No fewer shots were fired the next day, and when I was later able to get to this ground, it was all harrowed up with enormous holes even in the gullies that ran crosswise through the hill itself. The men crouched in the trenches where death threatened any exposed movement and the falling shells often carried the works away wholesale, wounding and killing large numbers.
A wounded officer, much loved by his men, was asked by them what they could do to pay the enemy back, and he answered, "Sit and Wait."
This time the cannonade was not, as so often with the Austrians, simply a nerve-stricken discharge of ammunition. When the hill, and especially the line of our trenches, had been covered with shell, and the defenders had been long enough reduced to a condition of paralysis and impotence, a whole division of the gallant Tirolese advanced on the projecting angle of the line.
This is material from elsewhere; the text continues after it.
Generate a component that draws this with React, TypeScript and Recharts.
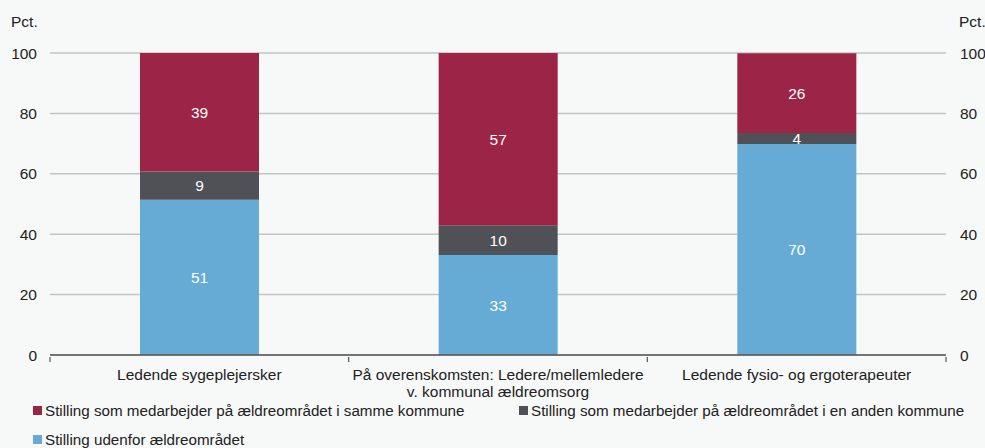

These are the best troops that Austria has left, and they were opposed to parts of two Russian regiments. They ensconced themselves at night in rifle pits on a lower ridge of the hill, and forcing their way up found lodgment in a small wood and even occupied some disused trenches only fifty yards from the Russians. They planted a flag; and the fire of their artillery, which was this day wonderfully accurate, continued to pound the Russians over the heads of the Tirolese infantry. An attempt was made to break through the Russian line at the point of the angle, which was also the junction of the two defending regiments.